Al fin, en 1966, A sangre fría fue publicada. La recepción fue arrolladora; el libro se convirtió en un best-seller y en un fenómeno literario. Durante 35 semanas se mantuvo en la lista de éxitos de The New York Times, y su combinación de investigación rigurosa con narrativa novelística fue celebrada como una innovación revolucionaria en el mundo literario. Capote había logrado explorar la cruda realidad de un crimen con el rigor de un reportaje y a su vez, la profundidad y sensibilidad de una novela.
A medida que la fama crecía, Capote se enfrentaba a conflictos internos. El impacto del crimen y de haber presenciado la ejecución de los asesinos lo sumieron en una profunda crisis. La obra, que lo llevó a la cúspide de la literatura estadounidense, también desencadenó sus peores demonios. La adicción al alcohol y las drogas se hicieron más intensas y comenzó a aislarse del mundo.

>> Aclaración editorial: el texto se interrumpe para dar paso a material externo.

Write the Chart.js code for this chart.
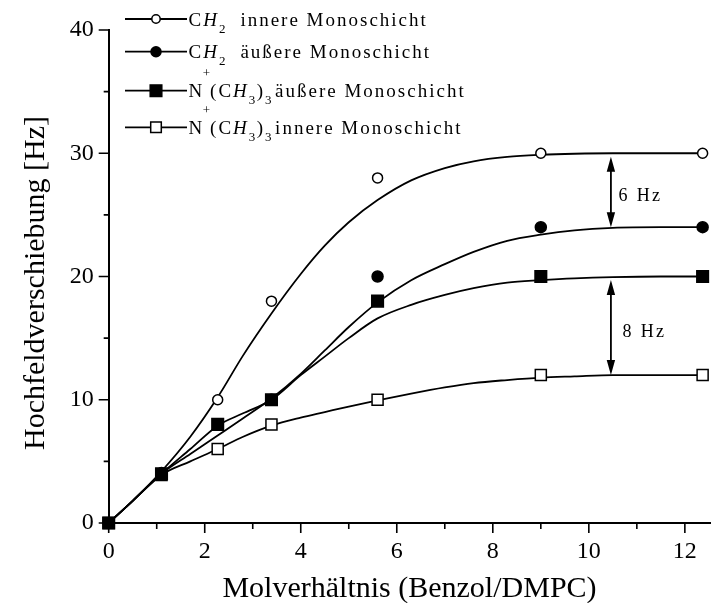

La obra maestra que él mismo definió como la culminación de su vida literaria le dejó una cicatriz imborrable. El 25 de agosto de 1984 despertó en la mansión de Los Ángeles de Joanna Carson, la ex esposa del animador Johnny Carson. Estaba pálido, sentía un cansancio abrumador. Joanne pensó que un buen desayuno recuperaría sus fuerzas, pero Truman no dejó que hiciera nada. Habló mucho, durante tres o cuatro horas, en especial de su madre. No había bebido. La autopsia demostró que no había rastros de alcohol en su sangre. Pero sí que había tomado un cóctel de drogas, Valium, Dilantin y Codeína y hasta Tylenol, aparte de otras drogas opiáceas no identificadas. Joanna Carson intentó llamar a una ambulancia, pero el escritor se lo prohibió: “No quiero volver a pasar por todo eso. Si te importo, no hagas nada. Dejáme ir”.